The analysis above does not account for the effect of electronic devices on the pressure between the 3D-MIM and heart. Such an effect can be estimated from Eq. (1) by replacing the tensile stiffness Et of the 3D-MIM with the effective tensile stiffness of the 3D-MIM with the electronic devices. The inset in Supplementary Fig. 1b shows an electronic device on a sheet of the membrane material (62.8×24.3×0.15 mm³), consisting of the interconnects and electrodes. All of the interconnects consist of the Au: 120nm/Cr: 2nm composite layer sandwiched by 1.2 μm-thick polyimide (PI) layers on each side. The cross section of the electrodes is similar to that of interconnects but without the top 1.2μm-thick PI layer to expose Au. The sheet is modeled by the 8-node solid element C3D8R, and interconnects and electrodes are modeled by the 4-node shell element S4R in ABAQUS, respectively. FEM gives its tensile stiffness to be approximately 1.5 times that without the electronic devices, as shown in Supplementary Fig. 1b.

Animal Experiments

Experiments were conducted in accordance with the ethical guidelines of the National Institutes of Health and with the approval of the Institutional Animal Care and Use Committee of Washington University in St Louis. Briefly the heart is removed via a thoracotomy and a cannula is placed in the aorta to allow retrograde perfusion of oxygenated Tyrode’s solution. The perfusion mimics the electrolyte balance within the animal and provides an energy substrate for the heart to continue to function normally from an electrical perspective. The heart is submerged in a perfusion chamber maintained at 37°C with a pH in the range of 7.35–7.45, controlled by oxygen flow. The optical signals of transmembrane potential (V_m) and calcium transients (CaT) rely on the collection of fluorescent signals from a potentiometric dye (di-4 ANEPPS or RH-237) or calcium indicator (Rhod-2a) added to the perfusate with a CMOS camera; when needed to avoid motion artifacts an excitation-contraction uncoupler (Blebbistatin) is also added to the perfusate. Supplementary Fig. 15 illustrates representative experimental settings.

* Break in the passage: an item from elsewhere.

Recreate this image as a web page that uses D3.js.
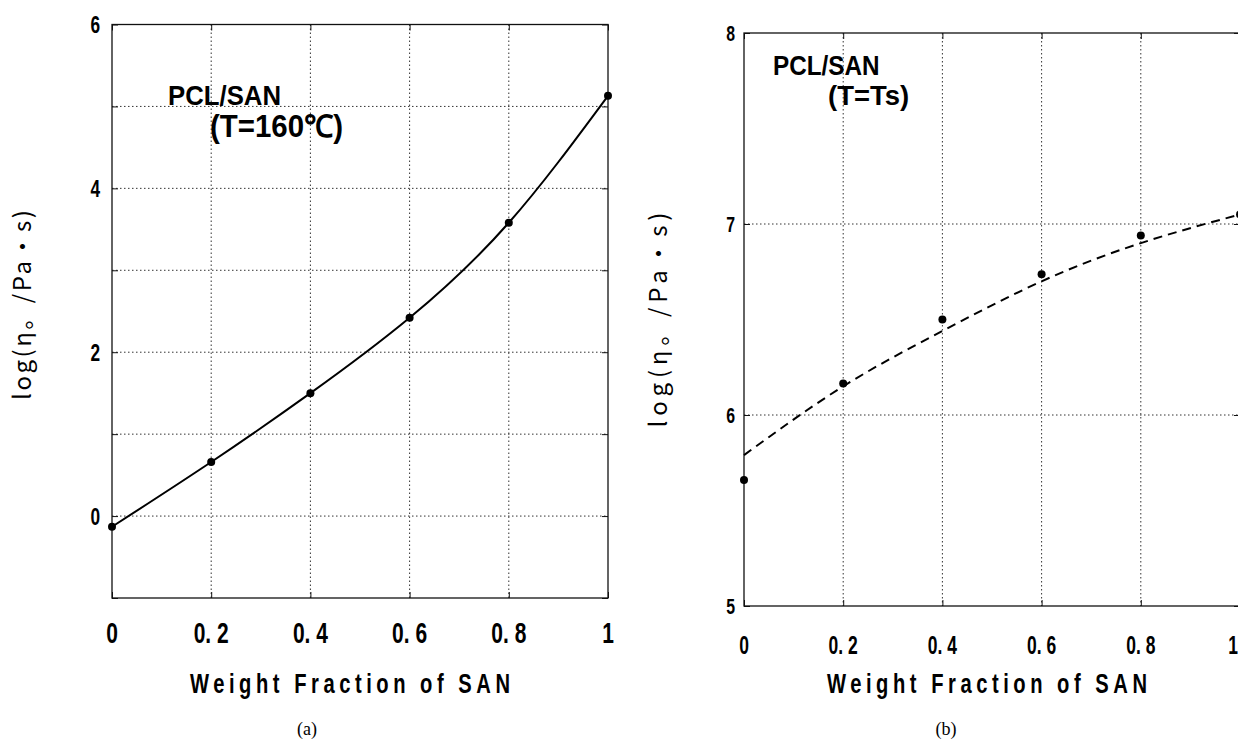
<!DOCTYPE html>
<html>
<head>
<meta charset="utf-8">
<script src="https://cdn.jsdelivr.net/npm/d3@7"></script>
<style>
  body { margin: 0; background: #fff; }
  svg { display: block; }
</style>
</head>
<body>
<svg width="1238" height="740"></svg>
<script>
// panel (a): PCL/SAN at 160 C
var fracA = [0, 0.2, 0.4, 0.6, 0.8, 1];
var viscA = [-0.13, 0.66, 1.5, 2.42, 3.58, 5.13];
var yGridA = [-1, 0, 1, 2, 3, 4, 5, 6];
var yLabelA = [0, 2, 4, 6];

// panel (b): PCL/SAN at T = Ts
var fracB = [0, 0.2, 0.4, 0.6, 0.8, 1];
var viscB = [5.66, 6.165, 6.50, 6.737, 6.94, 7.05];
var fitB = [5.79, 6.15, 6.44, 6.70, 6.90, 7.05];
var yGridB = [5, 6, 7, 8];
var yLabelB = [5, 6, 7, 8];

var xTicks = [0, 0.2, 0.4, 0.6, 0.8, 1];
var xTickLabels = ["0", "0. 2", "0. 4", "0. 6", "0. 8", "1"];

var FONT = "'Liberation Sans', Arial, sans-serif";
var svg = d3.select("svg");

// text squeezed horizontally, like the condensed gothic of the original
var narrow = function(g, x, y, size, sx, txt, anchor, bold){
  return g.append("text")
    .attr("transform", "translate(" + x + "," + y + ") scale(" + sx + ",1)")
    .attr("font-family", FONT)
    .attr("font-size", size)
    .attr("font-weight", bold ? "bold" : "normal")
    .attr("text-anchor", anchor || "start")
    .attr("fill", "#000")
    .attr("xml:space", "preserve")
    .style("white-space", "pre")
    .text(txt);
};

var drawPanel = function(p){
  var x = d3.scaleLinear().domain([0, 1]).range([p.left, p.right]);
  var y = d3.scaleLinear().domain(p.yDomain).range([p.bottom, p.top]);
  var g = svg.append("g");

  // dotted grid
  g.selectAll(".gx").data(xTicks.slice(1, -1)).enter().append("line")
    .attr("x1", d => x(d)).attr("x2", d => x(d))
    .attr("y1", p.top).attr("y2", p.bottom)
    .attr("stroke", "#333").attr("stroke-width", 1).attr("stroke-dasharray", "1.5,2.5");
  g.selectAll(".gy").data(p.yGrid.slice(1, -1)).enter().append("line")
    .attr("x1", p.left).attr("x2", p.right)
    .attr("y1", d => y(d)).attr("y2", d => y(d))
    .attr("stroke", "#333").attr("stroke-width", 1).attr("stroke-dasharray", "1.5,2.5");

  // inward ticks on the frame
  var ax = g.append("g").attr("transform", "translate(0," + p.bottom + ")")
    .call(d3.axisTop(x).tickValues(xTicks).tickSize(6).tickFormat(""));
  var ax2 = g.append("g").attr("transform", "translate(0," + p.top + ")")
    .call(d3.axisBottom(x).tickValues(xTicks).tickSize(6).tickFormat(""));
  var ay = g.append("g").attr("transform", "translate(" + p.left + ",0)")
    .call(d3.axisRight(y).tickValues(p.yGrid).tickSize(6).tickFormat(""));
  var ay2 = g.append("g").attr("transform", "translate(" + p.right + ",0)")
    .call(d3.axisLeft(y).tickValues(p.yGrid).tickSize(6).tickFormat(""));
  [ax, ax2, ay, ay2].forEach(function(a){
    a.select(".domain").remove();
    a.selectAll("line").attr("stroke", "#111");
  });

  g.append("rect")
    .attr("x", p.left).attr("y", p.top)
    .attr("width", p.right - p.left).attr("height", p.bottom - p.top)
    .attr("fill", "none").attr("stroke", "#111").attr("stroke-width", 1.3);

  // tick labels
  xTicks.forEach(function(d, i){
    var px = x(d), anchor = "middle";
    if (px > 1230) { px = 1238; anchor = "end"; }
    narrow(g, px, p.xLabelY, p.xTickSize, 0.7, xTickLabels[i], anchor, true);
  });
  p.yLabels.forEach(function(d){
    narrow(g, p.left - p.yLabelGap, y(d) + p.yTickSize * 0.36, p.yTickSize, 0.72, d, "end", true);
  });

  // axis titles
  narrow(g, p.xTitleX, 693, 28, 0.72, "Weight Fraction of SAN", "middle", true)
    .attr("textLength", 320 / 0.72).attr("lengthAdjust", "spacing");
  g.append("text")
    .attr("transform", "translate(" + p.yTitleX + "," + p.yTitleY + ") rotate(-90)")
    .attr("text-anchor", "middle").attr("font-size", 24)
    .attr("font-family", "'Noto Sans CJK JP', 'Noto Sans', sans-serif")
    .attr("textLength", p.yTitleLen).attr("lengthAdjust", "spacing")
    .text("log(η。/Pa・s)");

  // in-plot label
  p.note.forEach(function(n){
    narrow(g, n.x, n.y, n.size, n.sx, n.text, "start", true);
  });

  // caption
  g.append("text")
    .attr("x", p.capX).attr("y", 735)
    .attr("text-anchor", "middle").attr("font-size", 18)
    .attr("font-family", "'Liberation Serif', serif")
    .text(p.caption);

  return {x: x, y: y, g: g};
};

// ---- (a)
var a = drawPanel({
  left: 112, right: 608, top: 24.5, bottom: 598,
  yDomain: [-1, 6], yGrid: yGridA, yLabels: yLabelA,
  xLabelY: 643, xTickSize: 30, yTickSize: 24, yLabelGap: 12,
  xTitleX: 350, yTitleX: 31, yTitleY: 305, yTitleLen: 190,
  note: [{x: 168, y: 105, size: 28, sx: 0.92, text: "PCL/SAN"},
         {x: 210, y: 137, size: 31, sx: 0.95, text: "(T=160℃)"}],
  capX: 307, caption: "(a)"
});

var lineA = d3.line()
  .x((d, i) => a.x(fracA[i]))
  .y(d => a.y(d))
  .curve(d3.curveNatural);
a.g.append("path").datum(viscA)
  .attr("d", lineA).attr("fill", "none")
  .attr("stroke", "#000").attr("stroke-width", 2);
a.g.selectAll(".pt").data(viscA).enter().append("circle")
  .attr("cx", (d, i) => a.x(fracA[i])).attr("cy", d => a.y(d))
  .attr("r", 4).attr("fill", "#000");

// ---- (b)
var b = drawPanel({
  left: 744, right: 1240, top: 33, bottom: 606,
  yDomain: [5, 8], yGrid: yGridB, yLabels: yLabelB,
  xLabelY: 654, xTickSize: 25, yTickSize: 22, yLabelGap: 9,
  xTitleX: 987, yTitleX: 667, yTitleY: 320, yTitleLen: 215,
  note: [{x: 773, y: 75, size: 27, sx: 0.9, text: "PCL/SAN"},
         {x: 828, y: 105, size: 28, sx: 0.98, text: "(T=Ts)"}],
  capX: 946, caption: "(b)"
});

var lineB = d3.line()
  .x((d, i) => b.x(fracB[i]))
  .y(d => b.y(d))
  .curve(d3.curveNatural);
b.g.append("path").datum(fitB)
  .attr("d", lineB).attr("fill", "none")
  .attr("stroke", "#000").attr("stroke-width", 2)
  .attr("stroke-dasharray", "9,6");
b.g.selectAll(".pt").data(viscB).enter().append("circle")
  .attr("cx", (d, i) => b.x(fracB[i])).attr("cy", d => b.y(d))
  .attr("r", 4).attr("fill", "#000");
</script>
</body>
</html>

Data acquisition and processing

Electrophysiology

The electrical signals are recorded from the Au electrodes on the 3D-MIMs with a 240-channel unipolar electrogram acquisition system (Astrocard, Boston) and a custom-built interface. Both the optical and electrical signals are collected at a sampling frequency of 1 kHz, aligned with a trigger TTL pulse and post-processed separately in custom MATLAB software. Post-processing: The electrical signals acquired from the 3D-MIMs are first filtered with a 60 Hz notch filter internal to the acquisition software, then the electrophysiological parameter of interest activation time is calculated (Fig. 3c) and aligned to the spatial coordinates of the electrodes based on the optical background file. The optical signals are binned, filtered and normalized as previously described³¹. A spatial 3x3 binning filter is applied, as well as a 100 Hz low pass digital filter, and the amplitude of the fractional fluorescence is normalized to between 0 and 1 for each pixel’s temporal sequence. The electrophysiological parameters are calculated for the complete field of view. To create the spatial maps, the activation times are interpolated using MATLAB’s internal function for cubic interpolation of scattered data. The optical map is also sampled at the coordinates of the electrodes and the same interpolation method is applied to compare the full resolution optical pattern with the sampled optical map and the electrical map. pH data: pH data were acquired using measurement of open circuit potential of each sensor reference to an Ag/AgCl electrode, using Gamry Reference 600 potentiostat. A custom made relay system was used for multiplexing.

Temperature and strain

Data for temperature and strain sensors is acquired with measurements of resistance of each sensor using a custom built system based on National Instruments PXI-6289 board. The resistance of each of the 16 sensors is recorded simultaneously with a 160 μA probe current, a 16-bit A/D converter and a 15 ms sampling period at each sensor.